Can't it just scan the index to get that? I assumed the index had links
to every fileid in the table. In my over-simplified imagination, the
table looks like this:
ctid|fileid|column|column|column|column
ctid|fileid|column|column|column|column
ctid|fileid|column|column|column|column
ctid|fileid|column|column|column|column
etc.
While the index looks like
fileid|ctid
fileid|ctid
fileid|ctid
fileid|ctid
...
So I expected scanning the index was faster, and still had everything it
needed to do the count. Or perhaps it was because I said COUNT(*) so it
needs to look at the other columns in the table? I really just wanted
the number of "hits" not the number of records with distinct values or
anything like that. My understanding was that COUNT(*) did that, and
didn't really look at the columns themselves.
Adrian Klaver wrote:
-------------- Original message ----------------------
From: William Garrison <[EMAIL PROTECTED]>
I am looking for records with duplicate keys, so I am running this query:
SELECT
fileid, COUNT(*)
FROM
file
GROUP BY
fileid
HAVING
COUNT(*)>1
The table has an index on fileid (non-unique index) so I am surprised
that postgres is doing a table scan.
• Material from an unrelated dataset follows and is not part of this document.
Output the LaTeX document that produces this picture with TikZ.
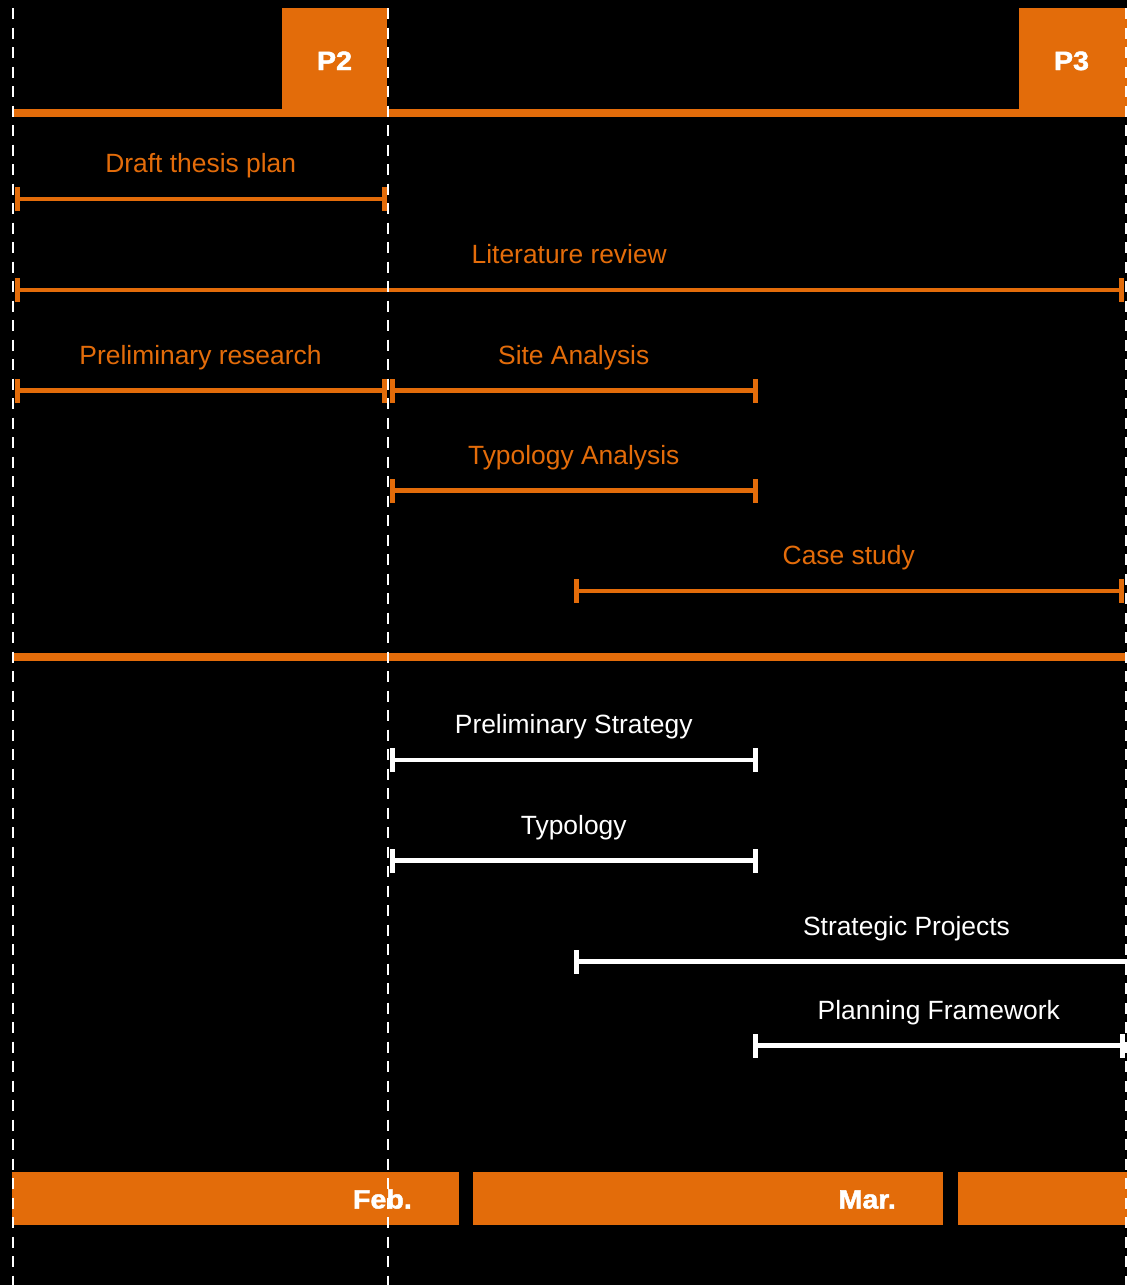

This database is >15GB, and there
are a number of fairly large string columns in the table. I am very
surprised that scanning the index is not faster than scanning the
table. Any thoughts on that? Is scanning the table faster than
scanning the index? Is there a reason that it needs anything other than
the index?
I may be missing something, but it would have to scan the entire table to get
all the occurrences of each fileid in order to do the count(*).
--
Adrian Klaver
[EMAIL PROTECTED]